Further, he is looking to reform the judicial process in a way that will allow court cases to actually be resolved in a realistic timeframe, removing the “justice delayed is justice denied” issue. Of course, labor reforms are also on the docket.
Meeting with ministers and government leaders who are involved in developing the budget, I found acknowledgment that the only way they can get out of their current situation is to grow their economy. They admitted they needed 2% real GDP growth, 2% inflation, and a 4% “primary surplus” (more on that later). They candidly acknowledged that this outcome is possible is only with significant outside foreign direct investment, substantial growth in exports, and a drop in the unemployment rate. “We have to unleash Italian industry and business.”
The current system discourages foreign direct investment and is actually chasing Italian businesses from Italy. The recognition that things need to change if there’s going to be any progress in the economy is widespread across the spectrum of political views.

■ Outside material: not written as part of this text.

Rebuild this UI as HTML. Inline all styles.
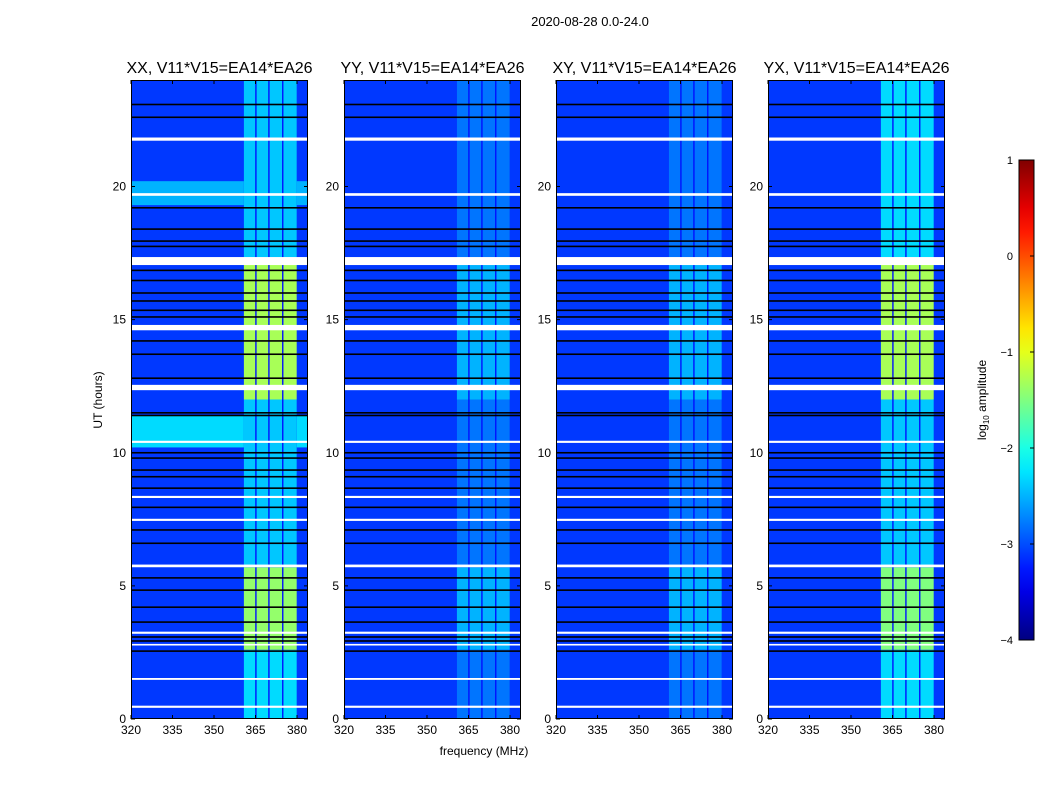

Renzi is seemingly unafraid of pressing ahead on multiple fronts and is perfectly willing to see his government fall and to then hold new elections as a referendum on his policies. For a center-left politician, he is forging political pacts and alliances with an odd cast of characters.
I think the mood can best be summed up by a snippet from a conversation I had late one evening. I was talking with a successful businessman and long-time nominal conservative supporter who told me that he had recently picked up his 18-year-old son at the airport, as the young man returned home from college in another part of Europe. He came back on the day of the recent elections, and as his dad was driving him to the polls, he asked, “Papa, I really don’t understand anything about this election, as I’ve been away. Whom should I vote for?” His father told him to vote for Renzi.